- **Task objective**
Output the line that holds "Clone this diagram in TikZ.", the line that holds "(E9) at (1052,251);", and every line between them, exactly, but none of the pictures.

- **Records contained in a dataset**
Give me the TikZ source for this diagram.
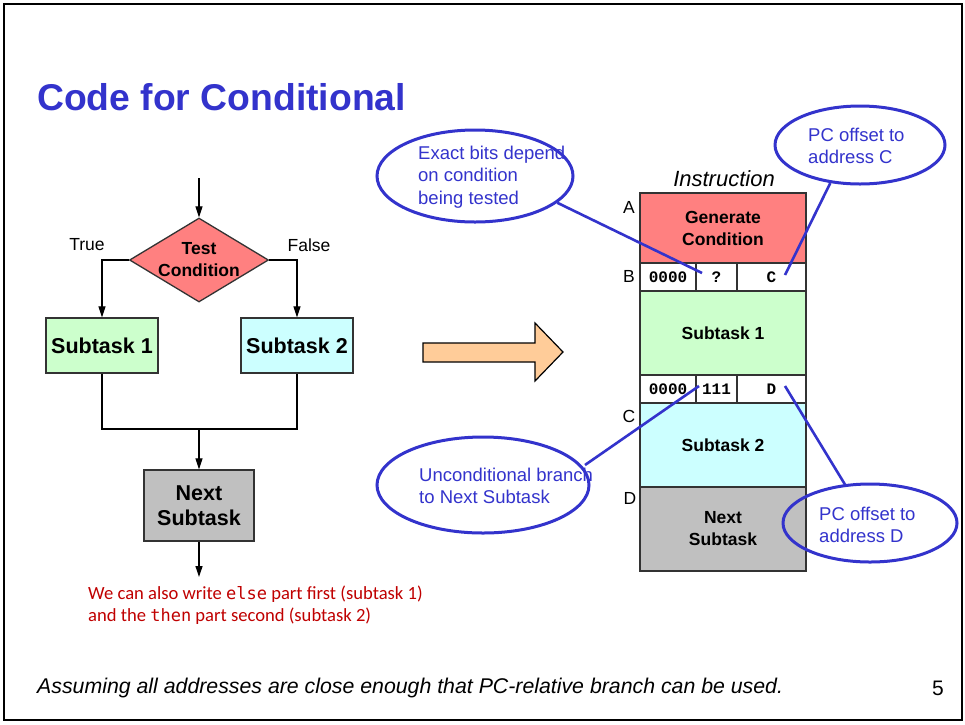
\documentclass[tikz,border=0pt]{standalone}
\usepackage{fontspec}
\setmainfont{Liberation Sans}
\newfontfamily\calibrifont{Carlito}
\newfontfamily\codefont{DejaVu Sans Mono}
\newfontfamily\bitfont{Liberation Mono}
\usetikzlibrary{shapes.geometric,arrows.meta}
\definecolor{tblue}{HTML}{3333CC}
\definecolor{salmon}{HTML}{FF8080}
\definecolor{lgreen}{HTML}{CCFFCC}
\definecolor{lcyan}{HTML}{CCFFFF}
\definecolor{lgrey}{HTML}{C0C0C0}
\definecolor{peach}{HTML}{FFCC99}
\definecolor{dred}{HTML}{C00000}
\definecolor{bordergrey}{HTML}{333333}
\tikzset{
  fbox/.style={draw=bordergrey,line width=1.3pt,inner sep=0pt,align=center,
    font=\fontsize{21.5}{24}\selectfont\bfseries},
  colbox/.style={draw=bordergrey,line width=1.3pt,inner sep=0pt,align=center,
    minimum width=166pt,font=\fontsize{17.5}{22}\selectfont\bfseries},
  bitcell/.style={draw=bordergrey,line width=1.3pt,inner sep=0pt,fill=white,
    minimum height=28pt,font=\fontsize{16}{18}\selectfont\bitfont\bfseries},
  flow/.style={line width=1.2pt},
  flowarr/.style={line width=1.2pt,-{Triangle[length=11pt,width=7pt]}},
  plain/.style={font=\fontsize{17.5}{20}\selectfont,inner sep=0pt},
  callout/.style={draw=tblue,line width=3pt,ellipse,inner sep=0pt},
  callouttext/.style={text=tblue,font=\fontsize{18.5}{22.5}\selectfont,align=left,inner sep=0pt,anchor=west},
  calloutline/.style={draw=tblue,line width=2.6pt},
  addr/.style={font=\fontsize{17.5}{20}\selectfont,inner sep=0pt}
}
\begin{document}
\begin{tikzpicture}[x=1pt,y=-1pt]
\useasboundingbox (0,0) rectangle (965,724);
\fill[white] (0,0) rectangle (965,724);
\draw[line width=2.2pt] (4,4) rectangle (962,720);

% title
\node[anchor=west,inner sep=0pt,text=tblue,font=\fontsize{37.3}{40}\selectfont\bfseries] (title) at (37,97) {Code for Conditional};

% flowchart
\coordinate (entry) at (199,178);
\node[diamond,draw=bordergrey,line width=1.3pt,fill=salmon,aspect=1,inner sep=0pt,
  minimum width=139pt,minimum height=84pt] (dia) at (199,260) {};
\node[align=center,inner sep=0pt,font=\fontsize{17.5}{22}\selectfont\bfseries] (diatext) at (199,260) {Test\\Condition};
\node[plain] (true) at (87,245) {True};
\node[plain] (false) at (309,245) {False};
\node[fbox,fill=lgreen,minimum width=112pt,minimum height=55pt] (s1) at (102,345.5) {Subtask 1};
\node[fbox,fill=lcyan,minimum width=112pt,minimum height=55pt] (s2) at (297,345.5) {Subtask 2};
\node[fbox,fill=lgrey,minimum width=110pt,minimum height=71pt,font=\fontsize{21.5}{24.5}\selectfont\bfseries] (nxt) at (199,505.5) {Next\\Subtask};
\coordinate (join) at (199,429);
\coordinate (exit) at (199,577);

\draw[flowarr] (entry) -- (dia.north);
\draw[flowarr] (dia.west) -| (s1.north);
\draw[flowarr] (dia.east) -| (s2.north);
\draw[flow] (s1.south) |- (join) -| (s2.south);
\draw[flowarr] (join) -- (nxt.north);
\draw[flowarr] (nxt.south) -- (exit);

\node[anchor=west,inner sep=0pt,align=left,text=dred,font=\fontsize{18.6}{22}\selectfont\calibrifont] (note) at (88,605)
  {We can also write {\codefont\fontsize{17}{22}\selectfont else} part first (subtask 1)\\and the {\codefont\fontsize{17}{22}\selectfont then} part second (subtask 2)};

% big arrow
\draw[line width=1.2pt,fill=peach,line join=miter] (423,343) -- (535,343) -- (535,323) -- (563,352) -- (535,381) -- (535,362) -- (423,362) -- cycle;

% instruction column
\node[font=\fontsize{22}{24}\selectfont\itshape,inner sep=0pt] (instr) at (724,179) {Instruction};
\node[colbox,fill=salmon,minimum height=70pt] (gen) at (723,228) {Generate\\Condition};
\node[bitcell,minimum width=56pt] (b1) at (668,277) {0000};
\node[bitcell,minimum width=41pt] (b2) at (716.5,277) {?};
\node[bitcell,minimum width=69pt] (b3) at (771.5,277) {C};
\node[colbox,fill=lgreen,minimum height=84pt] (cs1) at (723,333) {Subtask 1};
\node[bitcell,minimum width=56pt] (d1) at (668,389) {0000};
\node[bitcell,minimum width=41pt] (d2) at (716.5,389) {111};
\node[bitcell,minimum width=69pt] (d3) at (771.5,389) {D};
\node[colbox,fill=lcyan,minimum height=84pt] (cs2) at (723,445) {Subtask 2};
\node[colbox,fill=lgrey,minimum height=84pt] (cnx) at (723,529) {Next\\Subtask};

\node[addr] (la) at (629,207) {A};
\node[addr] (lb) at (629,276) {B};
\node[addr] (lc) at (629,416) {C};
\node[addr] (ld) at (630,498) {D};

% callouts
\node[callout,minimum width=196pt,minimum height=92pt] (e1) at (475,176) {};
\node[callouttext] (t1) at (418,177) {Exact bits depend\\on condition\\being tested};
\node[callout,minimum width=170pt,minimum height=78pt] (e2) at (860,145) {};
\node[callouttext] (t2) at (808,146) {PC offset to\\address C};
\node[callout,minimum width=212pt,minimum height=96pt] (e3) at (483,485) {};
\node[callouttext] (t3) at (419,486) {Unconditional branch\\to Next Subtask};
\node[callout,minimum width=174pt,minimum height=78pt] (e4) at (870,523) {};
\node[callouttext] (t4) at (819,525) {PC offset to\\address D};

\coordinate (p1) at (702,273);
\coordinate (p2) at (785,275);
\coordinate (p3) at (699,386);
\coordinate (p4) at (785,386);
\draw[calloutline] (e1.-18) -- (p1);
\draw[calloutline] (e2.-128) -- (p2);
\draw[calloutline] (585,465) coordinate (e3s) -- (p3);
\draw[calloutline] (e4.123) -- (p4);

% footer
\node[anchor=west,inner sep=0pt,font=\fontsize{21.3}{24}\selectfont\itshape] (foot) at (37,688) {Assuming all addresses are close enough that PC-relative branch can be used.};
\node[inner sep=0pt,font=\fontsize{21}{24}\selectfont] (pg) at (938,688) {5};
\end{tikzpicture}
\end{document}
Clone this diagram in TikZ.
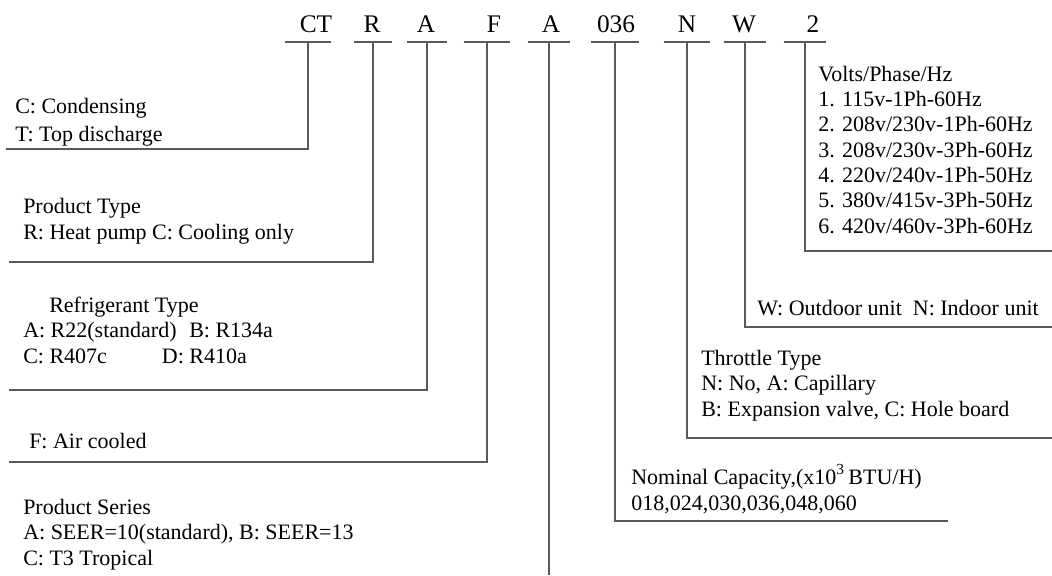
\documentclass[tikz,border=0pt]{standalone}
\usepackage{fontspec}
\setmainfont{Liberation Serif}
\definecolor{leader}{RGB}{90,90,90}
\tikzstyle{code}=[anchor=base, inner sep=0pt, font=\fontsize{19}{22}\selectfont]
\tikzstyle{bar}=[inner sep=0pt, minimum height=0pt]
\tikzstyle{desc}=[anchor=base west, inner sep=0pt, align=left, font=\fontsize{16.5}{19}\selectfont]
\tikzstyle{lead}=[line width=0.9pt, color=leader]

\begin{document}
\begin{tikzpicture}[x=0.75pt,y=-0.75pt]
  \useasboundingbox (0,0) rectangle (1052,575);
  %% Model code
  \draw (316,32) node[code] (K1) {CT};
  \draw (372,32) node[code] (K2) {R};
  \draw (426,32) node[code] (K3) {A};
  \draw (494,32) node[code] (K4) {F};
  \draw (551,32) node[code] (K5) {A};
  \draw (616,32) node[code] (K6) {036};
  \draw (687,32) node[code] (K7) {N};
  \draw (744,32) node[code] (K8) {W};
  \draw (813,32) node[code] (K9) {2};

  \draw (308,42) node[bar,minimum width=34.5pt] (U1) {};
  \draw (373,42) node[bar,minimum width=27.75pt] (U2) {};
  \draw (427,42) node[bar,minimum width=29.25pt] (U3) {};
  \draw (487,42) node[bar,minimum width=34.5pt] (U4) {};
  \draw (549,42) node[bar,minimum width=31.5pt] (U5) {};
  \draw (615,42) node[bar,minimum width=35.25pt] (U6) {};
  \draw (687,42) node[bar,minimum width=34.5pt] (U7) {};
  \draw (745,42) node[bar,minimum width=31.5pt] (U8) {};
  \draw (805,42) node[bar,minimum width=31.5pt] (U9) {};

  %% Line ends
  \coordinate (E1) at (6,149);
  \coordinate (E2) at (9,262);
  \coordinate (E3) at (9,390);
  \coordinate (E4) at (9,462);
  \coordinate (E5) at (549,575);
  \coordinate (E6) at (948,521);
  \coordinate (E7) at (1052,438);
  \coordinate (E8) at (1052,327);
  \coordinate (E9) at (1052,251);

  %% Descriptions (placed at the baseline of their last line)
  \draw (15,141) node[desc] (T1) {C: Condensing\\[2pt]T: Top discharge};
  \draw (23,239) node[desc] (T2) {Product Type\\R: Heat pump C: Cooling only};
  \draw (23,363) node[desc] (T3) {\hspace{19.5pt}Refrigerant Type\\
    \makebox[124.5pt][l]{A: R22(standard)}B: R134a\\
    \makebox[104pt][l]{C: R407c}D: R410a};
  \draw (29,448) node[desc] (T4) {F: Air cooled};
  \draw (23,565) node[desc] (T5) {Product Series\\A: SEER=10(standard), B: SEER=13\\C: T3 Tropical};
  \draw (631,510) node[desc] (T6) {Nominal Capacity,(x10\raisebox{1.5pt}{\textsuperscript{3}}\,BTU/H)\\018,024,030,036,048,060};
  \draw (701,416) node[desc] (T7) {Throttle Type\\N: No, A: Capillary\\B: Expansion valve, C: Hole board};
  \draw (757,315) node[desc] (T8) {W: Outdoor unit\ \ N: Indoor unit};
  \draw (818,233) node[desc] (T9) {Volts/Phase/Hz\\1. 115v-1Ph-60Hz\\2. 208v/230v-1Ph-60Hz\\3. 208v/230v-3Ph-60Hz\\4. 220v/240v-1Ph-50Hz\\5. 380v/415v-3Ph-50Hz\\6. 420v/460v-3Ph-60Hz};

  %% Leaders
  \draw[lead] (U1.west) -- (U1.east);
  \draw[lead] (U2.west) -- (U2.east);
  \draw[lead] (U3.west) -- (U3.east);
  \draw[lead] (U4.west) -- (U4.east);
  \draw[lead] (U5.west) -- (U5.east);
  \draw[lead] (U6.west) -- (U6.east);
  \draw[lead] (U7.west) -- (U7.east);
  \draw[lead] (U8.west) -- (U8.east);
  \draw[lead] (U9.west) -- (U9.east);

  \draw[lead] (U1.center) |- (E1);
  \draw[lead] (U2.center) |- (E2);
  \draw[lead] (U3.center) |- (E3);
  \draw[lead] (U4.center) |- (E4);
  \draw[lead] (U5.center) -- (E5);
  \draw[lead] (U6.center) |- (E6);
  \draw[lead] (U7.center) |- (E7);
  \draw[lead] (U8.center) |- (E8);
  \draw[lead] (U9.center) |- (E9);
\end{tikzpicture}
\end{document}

- **Complete answer**
Clone this diagram in TikZ.
\documentclass[tikz,border=0pt]{standalone}
\usepackage{fontspec}
\setmainfont{Liberation Serif}
\definecolor{leader}{RGB}{90,90,90}
\tikzstyle{code}=[anchor=base, inner sep=0pt, font=\fontsize{19}{22}\selectfont]
\tikzstyle{bar}=[inner sep=0pt, minimum height=0pt]
\tikzstyle{desc}=[anchor=base west, inner sep=0pt, align=left, font=\fontsize{16.5}{19}\selectfont]
\tikzstyle{lead}=[line width=0.9pt, color=leader]

\begin{document}
\begin{tikzpicture}[x=0.75pt,y=-0.75pt]
  \useasboundingbox (0,0) rectangle (1052,575);
  %% Model code
  \draw (316,32) node[code] (K1) {CT};
  \draw (372,32) node[code] (K2) {R};
  \draw (426,32) node[code] (K3) {A};
  \draw (494,32) node[code] (K4) {F};
  \draw (551,32) node[code] (K5) {A};
  \draw (616,32) node[code] (K6) {036};
  \draw (687,32) node[code] (K7) {N};
  \draw (744,32) node[code] (K8) {W};
  \draw (813,32) node[code] (K9) {2};

  \draw (308,42) node[bar,minimum width=34.5pt] (U1) {};
  \draw (373,42) node[bar,minimum width=27.75pt] (U2) {};
  \draw (427,42) node[bar,minimum width=29.25pt] (U3) {};
  \draw (487,42) node[bar,minimum width=34.5pt] (U4) {};
  \draw (549,42) node[bar,minimum width=31.5pt] (U5) {};
  \draw (615,42) node[bar,minimum width=35.25pt] (U6) {};
  \draw (687,42) node[bar,minimum width=34.5pt] (U7) {};
  \draw (745,42) node[bar,minimum width=31.5pt] (U8) {};
  \draw (805,42) node[bar,minimum width=31.5pt] (U9) {};

  %% Line ends
  \coordinate (E1) at (6,149);
  \coordinate (E2) at (9,262);
  \coordinate (E3) at (9,390);
  \coordinate (E4) at (9,462);
  \coordinate (E5) at (549,575);
  \coordinate (E6) at (948,521);
  \coordinate (E7) at (1052,438);
  \coordinate (E8) at (1052,327);
  \coordinate (E9) at (1052,251);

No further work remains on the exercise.